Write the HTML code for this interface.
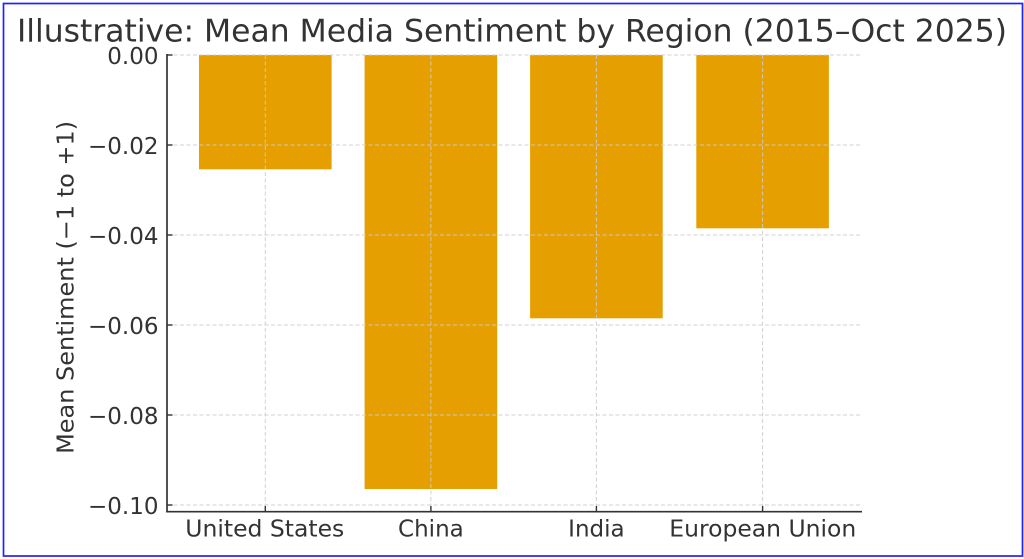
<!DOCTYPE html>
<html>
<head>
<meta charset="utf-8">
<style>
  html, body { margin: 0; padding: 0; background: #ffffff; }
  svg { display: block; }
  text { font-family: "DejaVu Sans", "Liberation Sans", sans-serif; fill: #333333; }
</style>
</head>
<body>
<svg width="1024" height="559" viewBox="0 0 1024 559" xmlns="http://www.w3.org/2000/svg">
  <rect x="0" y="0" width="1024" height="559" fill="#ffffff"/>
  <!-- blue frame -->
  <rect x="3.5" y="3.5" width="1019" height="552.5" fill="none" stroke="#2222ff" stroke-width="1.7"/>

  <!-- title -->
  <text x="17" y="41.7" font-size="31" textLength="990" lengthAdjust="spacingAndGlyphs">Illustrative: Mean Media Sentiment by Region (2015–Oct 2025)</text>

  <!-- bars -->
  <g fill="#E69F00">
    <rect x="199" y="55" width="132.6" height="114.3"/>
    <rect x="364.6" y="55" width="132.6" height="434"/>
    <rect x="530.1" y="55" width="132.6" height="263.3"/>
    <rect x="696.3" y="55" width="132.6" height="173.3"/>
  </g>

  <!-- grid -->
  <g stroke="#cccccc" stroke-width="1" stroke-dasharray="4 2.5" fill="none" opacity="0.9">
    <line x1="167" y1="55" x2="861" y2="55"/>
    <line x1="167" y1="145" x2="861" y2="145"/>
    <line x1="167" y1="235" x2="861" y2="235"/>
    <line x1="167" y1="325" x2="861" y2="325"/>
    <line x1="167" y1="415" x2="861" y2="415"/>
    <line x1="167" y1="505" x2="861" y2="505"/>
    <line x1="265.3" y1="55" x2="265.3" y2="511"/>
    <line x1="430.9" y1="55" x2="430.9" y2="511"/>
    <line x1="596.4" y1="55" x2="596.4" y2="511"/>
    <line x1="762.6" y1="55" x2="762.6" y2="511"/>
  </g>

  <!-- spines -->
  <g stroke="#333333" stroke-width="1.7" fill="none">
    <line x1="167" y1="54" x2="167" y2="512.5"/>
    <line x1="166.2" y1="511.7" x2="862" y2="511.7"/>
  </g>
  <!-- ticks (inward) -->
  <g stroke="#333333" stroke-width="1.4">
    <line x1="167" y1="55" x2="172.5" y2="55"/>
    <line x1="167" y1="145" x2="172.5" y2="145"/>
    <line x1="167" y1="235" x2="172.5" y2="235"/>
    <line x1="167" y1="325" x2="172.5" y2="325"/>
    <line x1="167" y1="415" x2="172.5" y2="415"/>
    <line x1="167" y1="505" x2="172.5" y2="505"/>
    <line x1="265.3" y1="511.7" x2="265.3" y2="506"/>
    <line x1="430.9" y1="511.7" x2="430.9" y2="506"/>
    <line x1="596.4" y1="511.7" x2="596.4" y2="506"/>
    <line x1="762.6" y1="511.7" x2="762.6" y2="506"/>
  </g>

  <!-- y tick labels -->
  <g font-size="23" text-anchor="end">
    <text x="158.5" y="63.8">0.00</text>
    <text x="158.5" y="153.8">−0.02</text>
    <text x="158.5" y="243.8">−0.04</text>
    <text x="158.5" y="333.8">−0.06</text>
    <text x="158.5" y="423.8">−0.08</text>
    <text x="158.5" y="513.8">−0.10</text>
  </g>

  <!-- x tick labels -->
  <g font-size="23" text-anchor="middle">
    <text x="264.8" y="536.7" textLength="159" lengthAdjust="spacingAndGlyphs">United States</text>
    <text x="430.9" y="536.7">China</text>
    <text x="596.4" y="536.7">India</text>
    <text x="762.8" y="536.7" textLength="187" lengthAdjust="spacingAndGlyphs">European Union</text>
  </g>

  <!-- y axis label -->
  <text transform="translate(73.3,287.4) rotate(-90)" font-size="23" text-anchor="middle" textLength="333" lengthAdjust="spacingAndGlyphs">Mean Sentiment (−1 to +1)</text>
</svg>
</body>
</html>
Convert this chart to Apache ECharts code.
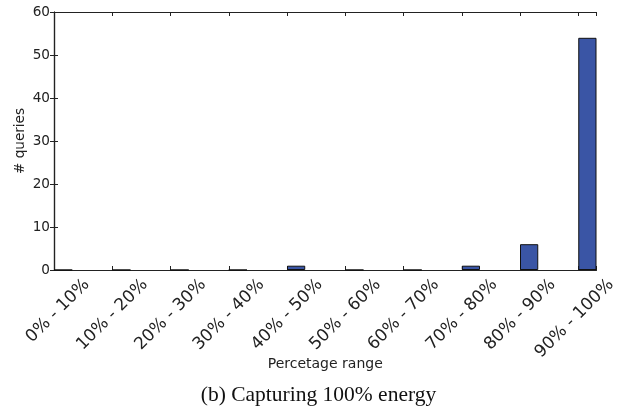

——————————

[Written problem] Retype each entry precisely. Skip images entirely.

[Answer]
Write the HTML code for this interface.
<!DOCTYPE html>
<html>
<head>
<meta charset="utf-8">
<style>
  html, body { margin: 0; padding: 0; background: #ffffff; }
  svg { display: block; }
  text { font-family: "DejaVu Sans", "Liberation Sans", sans-serif; fill: #333333; }
</style>
</head>
<body>
<svg width="1024" height="559" viewBox="0 0 1024 559" xmlns="http://www.w3.org/2000/svg">
  <rect x="0" y="0" width="1024" height="559" fill="#ffffff"/>
  <!-- blue frame -->
  <rect x="3.5" y="3.5" width="1019" height="552.5" fill="none" stroke="#2222ff" stroke-width="1.7"/>

  <!-- title -->
  <text x="17" y="41.7" font-size="31" textLength="990" lengthAdjust="spacingAndGlyphs">Illustrative: Mean Media Sentiment by Region (2015–Oct 2025)</text>

  <!-- bars -->
  <g fill="#E69F00">
    <rect x="199" y="55" width="132.6" height="114.3"/>
    <rect x="364.6" y="55" width="132.6" height="434"/>
    <rect x="530.1" y="55" width="132.6" height="263.3"/>
    <rect x="696.3" y="55" width="132.6" height="173.3"/>
  </g>

  <!-- grid -->
  <g stroke="#cccccc" stroke-width="1" stroke-dasharray="4 2.5" fill="none" opacity="0.9">
    <line x1="167" y1="55" x2="861" y2="55"/>
    <line x1="167" y1="145" x2="861" y2="145"/>
    <line x1="167" y1="235" x2="861" y2="235"/>
    <line x1="167" y1="325" x2="861" y2="325"/>
    <line x1="167" y1="415" x2="861" y2="415"/>
    <line x1="167" y1="505" x2="861" y2="505"/>
    <line x1="265.3" y1="55" x2="265.3" y2="511"/>
    <line x1="430.9" y1="55" x2="430.9" y2="511"/>
    <line x1="596.4" y1="55" x2="596.4" y2="511"/>
    <line x1="762.6" y1="55" x2="762.6" y2="511"/>
  </g>

  <!-- spines -->
  <g stroke="#333333" stroke-width="1.7" fill="none">
    <line x1="167" y1="54" x2="167" y2="512.5"/>
    <line x1="166.2" y1="511.7" x2="862" y2="511.7"/>
  </g>
  <!-- ticks (inward) -->
  <g stroke="#333333" stroke-width="1.4">
    <line x1="167" y1="55" x2="172.5" y2="55"/>
    <line x1="167" y1="145" x2="172.5" y2="145"/>
    <line x1="167" y1="235" x2="172.5" y2="235"/>
    <line x1="167" y1="325" x2="172.5" y2="325"/>
    <line x1="167" y1="415" x2="172.5" y2="415"/>
    <line x1="167" y1="505" x2="172.5" y2="505"/>
    <line x1="265.3" y1="511.7" x2="265.3" y2="506"/>
    <line x1="430.9" y1="511.7" x2="430.9" y2="506"/>
    <line x1="596.4" y1="511.7" x2="596.4" y2="506"/>
    <line x1="762.6" y1="511.7" x2="762.6" y2="506"/>
  </g>

  <!-- y tick labels -->
  <g font-size="23" text-anchor="end">
    <text x="158.5" y="63.8">0.00</text>
    <text x="158.5" y="153.8">−0.02</text>
    <text x="158.5" y="243.8">−0.04</text>
    <text x="158.5" y="333.8">−0.06</text>
    <text x="158.5" y="423.8">−0.08</text>
    <text x="158.5" y="513.8">−0.10</text>
  </g>

  <!-- x tick labels -->
  <g font-size="23" text-anchor="middle">
    <text x="264.8" y="536.7" textLength="159" lengthAdjust="spacingAndGlyphs">United States</text>
    <text x="430.9" y="536.7">China</text>
    <text x="596.4" y="536.7">India</text>
    <text x="762.8" y="536.7" textLength="187" lengthAdjust="spacingAndGlyphs">European Union</text>
  </g>

  <!-- y axis label -->
  <text transform="translate(73.3,287.4) rotate(-90)" font-size="23" text-anchor="middle" textLength="333" lengthAdjust="spacingAndGlyphs">Mean Sentiment (−1 to +1)</text>
</svg>
</body>
</html>
Convert this chart to Apache ECharts code.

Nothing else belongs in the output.